The RDT class configuration in CRI-RM is a two-level hierarchy consisting of partitions and classes. It specifies a set of partitions each having a set of classes.

Partitions

Partitions represent a logical grouping of the underlying classes, each partition specifying a portion of the available resources (L2/L3/MB) which will be shared by the classes under it. Partitions guarantee non-overlapping exclusive cache allocation - i.e. no overlap on the cache ways between partitions is allowed. However, by technology, MB allocations are not exclusive. Thus, it is possible to assign all partitions 100% of memory bandwidth, for example.

Classes

Classes represent the actual RDT classes containers are assigned to. In contrast to partitions, cache allocation between classes under a specific partition may overlap (and they usually do).

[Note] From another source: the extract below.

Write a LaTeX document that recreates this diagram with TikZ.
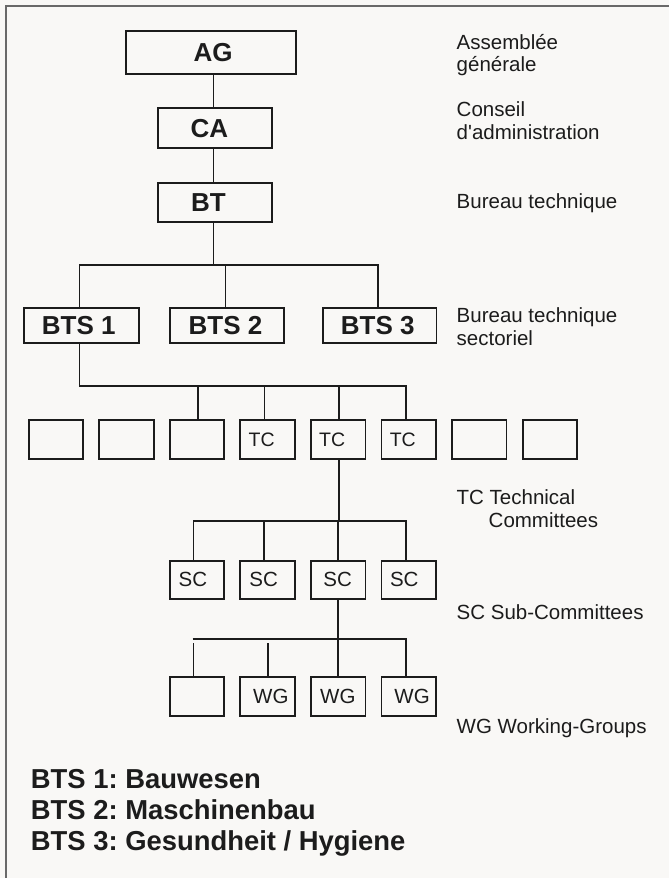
\documentclass[tikz,border=0pt]{standalone}
\usepackage{fontspec}
\setmainfont{Liberation Sans}
\definecolor{bg}{RGB}{249,248,246}
\definecolor{ink}{RGB}{28,28,28}
\definecolor{framec}{RGB}{105,105,105}
\newcommand{\sx}[2]{\kern#1pt #2\kern-#1pt}
\frenchspacing
\begin{document}
\begin{tikzpicture}[x=1pt,y=-1pt,
  box/.style={draw=ink, line width=1.8pt, inner sep=0pt, text=ink},
  big/.style={box, font=\fontsize{26}{30}\selectfont\bfseries},
  small/.style={box, minimum width=54.5pt, minimum height=39pt, font=\fontsize{20.5}{24}\selectfont},
  lbl/.style={anchor=base west, inner sep=0pt, font=\fontsize{20.5}{24}\selectfont, text=ink},
  note/.style={anchor=base west, inner sep=0pt, font=\fontsize{27.4}{30}\selectfont\bfseries, text=ink},
  conn/.style={draw=ink, line width=1.6pt, line join=miter}]
\fill[bg] (0,0) rectangle (669,878);
\useasboundingbox (0,0) rectangle (669,878);
\draw[framec, line width=2pt] (5.5,878) -- (5.5,5.7) -- (669,5.7);

% top chain
\node[big, minimum width=170pt, minimum height=43pt] (ag) at (211,52.7) {\sx{2}{AG}};
\node[big, minimum width=114.4pt, minimum height=40pt] (ca) at (215,128.3) {\sx{-5.6}{CA}};
\node[big, minimum width=114.4pt, minimum height=39.3pt] (bt) at (215,202.3) {\sx{-6.6}{BT}};
\coordinate (c1) at (213.3,0);
\coordinate (h1) at (0,265);
\coordinate (h2) at (0,385.7);
\coordinate (h3) at (0,521);
\coordinate (h4) at (0,638.7);
\coordinate (h4b) at (0,642.7);
\draw[conn] (ag.south -| c1) -- (ca.north -| c1);
\draw[conn] (ca.south -| c1) -- (bt.north -| c1);
\draw[conn] (bt.south -| c1) -- (h1 -| c1);

% BTS row
\node[big, minimum width=114.7pt, minimum height=35pt] (bts1) at (81.7,325.2) {\sx{-3}{BTS 1}};
\node[big, minimum width=114.3pt, minimum height=35pt] (bts2) at (227,325.2) {\sx{-1.5}{BTS 2}};
\node[big, minimum width=113.4pt, minimum height=35pt] (bts3) at (379.7,325.2) {\sx{-2}{BTS 3}};
\draw[conn] ([xshift=-2.3pt]bts1.north) -- ([xshift=-2.3pt]bts1.north |- h1) -- ([xshift=-1.7pt]bts3.north |- h1) -- ([xshift=-1.7pt]bts3.north);
\draw[conn] ([xshift=-1.7pt]bts2.north) -- ([xshift=-1.7pt]bts2.north |- h1);

% TC row
\foreach \i/\t in {1/,2/,3/,4/TC,5/TC,6/TC,7/,8/}
  \node[small] (tc\i) at ({55.9+70.57*(\i-1)},439.5) {\fontsize{19.5}{22}\selectfont\sx{-6}{\t}};
\draw[conn] ([xshift=-2.3pt]bts1.south) -- ([xshift=-2.3pt]bts1.south |- h2) -- ([xshift=-3pt]tc6.north |- h2) -- ([xshift=-3pt]tc6.north);
\draw[conn] ([xshift=1pt]tc3.north) -- ([xshift=1pt]tc3.north |- h2);
\draw[conn] ([xshift=-3pt]tc4.north) -- ([xshift=-3pt]tc4.north |- h2);
\draw[conn] ([xshift=1pt]tc5.north) -- ([xshift=1pt]tc5.north |- h2);

% SC row
\node[small, minimum height=38pt] (sc1) at (197.1,579.7) {\sx{-4.2}{SC}};
\node[small, minimum height=38pt] (sc2) at (267.6,579.7) {\sx{-4}{SC}};
\node[small, minimum height=38pt] (sc3) at (338.2,579.7) {\sx{-0.5}{SC}};
\node[small, minimum height=38pt] (sc4) at (408.8,579.7) {\sx{-4.5}{SC}};
\draw[conn] ([xshift=1pt]tc5.south) -- ([xshift=1pt]tc5.south |- h3);
\draw[conn] ([xshift=-3.6pt]sc1.north) -- ([xshift=-3.6pt]sc1.north |- h3) -- ([xshift=-3pt]sc4.north |- h3) -- ([xshift=-3pt]sc4.north);
\draw[conn] ([xshift=-3.5pt]sc2.north) -- ([xshift=-3.5pt]sc2.north |- h3);
\draw[conn] (sc3.north) -- (sc3.north |- h3);

% WG row
\node[small, minimum height=38.7pt] (wg1) at (197.1,696.7) {};
\node[small, minimum height=38.7pt] (wg2) at (267.6,696.7) {\sx{3.2}{WG}};
\node[small, minimum height=38.7pt] (wg3) at (338.2,696.7) {\sx{-0.4}{WG}};
\node[small, minimum height=38.7pt] (wg4) at (408.8,696.7) {\sx{3.3}{WG}};
\draw[conn] (sc3.south) -- (sc3.south |- h4);
\draw[conn] ([xshift=-4.4pt]wg1.north |- h4) -- ([xshift=-3pt]wg4.north |- h4) -- ([xshift=-3pt]wg4.north);
\draw[conn] ([xshift=-3.6pt]wg1.north) -- ([xshift=-3.6pt]wg1.north |- h4b);
\draw[conn] ([xshift=0.2pt]wg2.north) -- ([xshift=0.2pt]wg2.north |- h4b);
\draw[conn] (wg3.north) -- (wg3.north |- h4);

% right labels
\node[lbl] (l1a) at (456.5,49.3) {Assemblée};
\node[lbl] (l1b) at (456.5,71.7) {générale};
\node[lbl] (l2a) at (456.5,116.7) {Conseil};
\node[lbl] (l2b) at (456.5,139.3) {d\textquotesingle administration};
\node[lbl] (l3) at (456.5,208.3) {Bureau technique};
\node[lbl] (l4a) at (456.5,322.3) {Bureau technique};
\node[lbl] (l4b) at (456.5,345) {sectoriel};
\node[lbl] (l5a) at (456.5,504.3) {TC Technical};
\node[lbl] (l5b) at (488.5,527) {Committees};
\node[lbl] (l6) at (456.5,619) {SC Sub-Committees};
\node[lbl] (l7) at (456.5,733.3) {WG Working-Groups};

% bottom notes
\node[note] (n1) at (30.7,788.3) {BTS 1: Bauwesen};
\node[note] (n2) at (30.7,819.5) {BTS 2: Maschinenbau};
\node[note] (n3) at (30.7,850.7) {BTS 3: Gesundheit / Hygiene};
\end{tikzpicture}
\end{document}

The set of RDT classes can be freely specified, but, it should be ensured that classes corresponding to the Pod QoS classes are specified. Also, the maximum number of classes (CLOSes) supported by the underlying hardware must not be exceeded.

Example

Below is a config snippet that would allocate (ca.) 60% of the L3 cache lines exclusively to the Guarenteed class. The remaining 40% L3 is for Burstable and Besteffort, Besteffort getting only 50% of this. Guaranteed class gets full memory bandwidth whereas the other classes are throttled to 50%.

metadata:
  name: cri-resmgr-config.default
  namespace: kube-system
data:
...
  rdt: |+
    # Common options
    options:
      # One of Full, Discovery or Disabled
      mode: Full
      # Set to true to disable creation of monitoring groups
      monitoringDisabled: false
      l2:
        # Make this false if L2 CAT must be available
        optional: true
      l3:
        # Make this false if L3 CAT must be available
        optional: true
      mb:
        # Make this false if MBA must be available
        optional: true
    partitions:
      exclusive:
        # Allocate 80% of all L2 cache IDs to the "exclusive" partition
        l2Allocation: "80%"
        # Allocate 60% of all L3 cache IDs to the "exclusive" partition
        l3Allocation: "60%"
        mbAllocation: ["100%"]
        classes:
          Guaranteed:
            # Allocate all of the partitions cache lines to "Guaranteed"
            l2Schema: "100%"
            l3Schema: "100%"
      shared:
        # Allocate 20% of L2 and 40% L3 cache IDs to the "shared" partition
        # These will NOT overlap with the cache lines allocated for "exclusive" partition
        l2Allocation: "20%"
        l3Allocation: "40%"
        mbAllocation: ["50%"]
        classes:
          Burstable:
            # Allow "Burstable" to use all cache lines of the "shared" partition
            l2Schema: "100%"
            l3Schema: "100%"
          BestEffort:
            # Allow "Besteffort" to use all L2 but only half of the L3 cache
            # lines of the "shared" partition.
            # These will overlap with those used by "Burstable"
            l2Schema: "100%"
            l3Schema: "50%"

The configuration also supports far more fine-grained control, e.g. per cache-ID configuration (i.e. different sockets having different allocation) and Code and Data Prioritization (CDP) allowing different cache allocation for code and data paths.

...
    partitions:
      exclusive:
        l3Allocation: "60%"
        mbAllocation: ["100%"]
        classes:
          # Automatically gets 100% of what was allocated for the partition
          Guaranteed:
      shared:
        l3Allocation:
          # 'all' denotes the default and must be specified
          all: "40%"
          # Specific cache allotation for cache-ids 2 and 3
          2-3: "20%"
        mbAllocation: ["100%"]
        classes:
          Burstable:
            l3Schema:
              all:
                unified: "100%"
                code: "100%"
                data: "80%"
              mbSchema:
                all: ["80%"]
                2-3: ["50%"]
...
...

In addition, if the hardware details are known, raw bitmasks or bit numbers (“0x1f” or 0-4) can be used instead of percentages in order to be able to configure cache allocations exactly as required. The bits in this case are corresponding to those in /sys/fs/resctrl/ bitmasks. You can also mix relative (percentage) and absolute (bitmask) allocations. For cases where the resctrl filesystem is mounted with -o mba_MBps Memory bandwidth must be specifed in MBps.

...
    partitions:
      exclusive:
        # Specify bitmask in bit numbers
        l3Allocation: "8-19"
        # MBps value takes effect when resctrl mount option mba_MBps is used
        mbAllocation: ["100%", "100000MBps"]
        classes:
          # Automatically gets 100% of what was allocated for the partition
          Guaranteed:
      shared:
        # Explicit bitmask
        l3Allocation: "0xff"
        mbAllocation: ["50%", "2000MBps"]
        classes:
          # Burstable gets 100% of what was allocated for the partition
          Burstable:
          BestEffort:
            l3Schema: "50%"
            # Besteffort gets 50% of the 50% (i.e. 25% of total) or 1000MBps
            mbSchema: ["50%", "1000MBps"]

See rdt in the example ConfigMap spec for another example configuration.

Dynamic Configuration

RDT supports dynamic configuration i.e. the resctrl filesystem is reconfigured whenever a configuration update e.g. via the Node Agent is received. However, the configuration update is rejected if it is incompatible with the set of currently running containers - e.g. the new config is missing a class that a running container has been assigned to.